Extract only the first line of the listing and every line after it up to and including the one with "import numpy as np". Omit the pictures.
#####
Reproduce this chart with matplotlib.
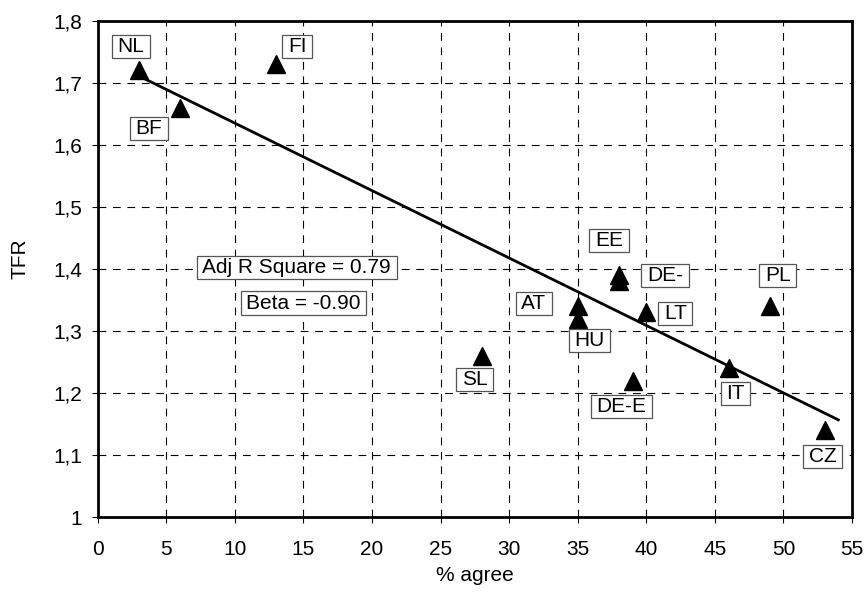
import matplotlib
matplotlib.use('Agg')
import matplotlib.pyplot as plt
from matplotlib.path import Path
from matplotlib.ticker import FuncFormatter, MultipleLocator
import numpy as np

# values
countries = ["NL", "BF", "FI", "SL", "AT", "HU", "EE", "DE-", "LT", "DE-E", "IT", "PL", "CZ"]
agree = [3, 6, 13, 28, 35, 35, 38, 38, 40, 39, 46, 49, 53]
tfr = [1.72, 1.66, 1.73, 1.26, 1.34, 1.32, 1.39, 1.38, 1.33, 1.22, 1.24, 1.34, 1.14]
stats_text = ["Adj R Square = 0.79", "Beta = -0.90"]

# label placement relative to each marker, in pixels (x right, y up)
label_offsets = {"NL": (-8, 24), "BF": (-31, -21), "FI": (21, 18), "SL": (-7, -24),
                 "AT": (-44, 3), "HU": (12, -22), "EE": (-10, 35), "DE-": (46, 6),
                 "LT": (29, -1), "DE-E": (-11, -26), "IT": (7, -25), "PL": (8, 31),
                 "CZ": (-2, -26)}

plt.rcParams['font.family'] = ['Liberation Sans', 'DejaVu Sans']
plt.rcParams['font.size'] = 15


def wide_box(x0, y0, width, height, mutation_size):
    # plain rectangle, more padding left/right than top/bottom (like the Excel text boxes)
    px = 0.27 * mutation_size
    py = 0.1 * mutation_size
    x0, y0 = x0 - px, y0 - py
    x1, y1 = x0 + width + 2 * px, y0 + height + 2 * py
    return Path([(x0, y0), (x1, y0), (x1, y1), (x0, y1), (x0, y0)], closed=True)


fig = plt.figure(figsize=(8.65, 5.95), dpi=100)
ax = fig.add_axes([0.113, 0.131, 0.872, 0.834])

# trend line (least squares), drawn from first point to one unit past the last
slope, intercept = np.polyfit(agree, tfr, 1)
xs = np.array([min(agree), max(agree) + 1])
ax.plot(xs, slope * xs + intercept, color='black', lw=2.0, zorder=3)

ax.plot(agree, tfr, linestyle='none', marker='^', markersize=13, color='black', zorder=4)

box = dict(boxstyle=wide_box, facecolor='white', edgecolor='#555555', linewidth=0.9)
for name, x, y in zip(countries, agree, tfr):
    ax.annotate(name, (x, y), xytext=label_offsets[name], textcoords='offset pixels',
                ha='center', va='center', bbox=box, zorder=5)

ax.text(14.5, 1.402, stats_text[0], ha='center', va='center', bbox=box, zorder=5)
ax.text(15.0, 1.345, stats_text[1], ha='center', va='center', bbox=box, zorder=5)

ax.set_xlim(0, 55)
ax.set_ylim(1, 1.8)
ax.xaxis.set_major_locator(MultipleLocator(5))
ax.yaxis.set_major_locator(MultipleLocator(0.1))
ax.yaxis.set_major_formatter(FuncFormatter(
    lambda v, p: '1' if abs(v - 1) < 1e-9 else f'{v:.1f}'.replace('.', ',')))

ax.grid(True, color='black', linestyle=(0, (7, 6)), linewidth=0.8)
ax.set_axisbelow(True)
for s in ax.spines.values():
    s.set_linewidth(2.0)
ax.tick_params(direction='out', length=4.5, width=0.8)
ax.tick_params(axis='y', pad=7)
ax.tick_params(axis='x', pad=12)

ax.set_xlabel('% agree', labelpad=5)
ax.set_ylabel('TFR', labelpad=14)
ax.yaxis.set_label_coords(-0.09, 0.52)

fig.savefig('out.png', dpi=100)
#####
Solution:
Reproduce this chart with matplotlib.
import matplotlib
matplotlib.use('Agg')
import matplotlib.pyplot as plt
from matplotlib.path import Path
from matplotlib.ticker import FuncFormatter, MultipleLocator
import numpy as np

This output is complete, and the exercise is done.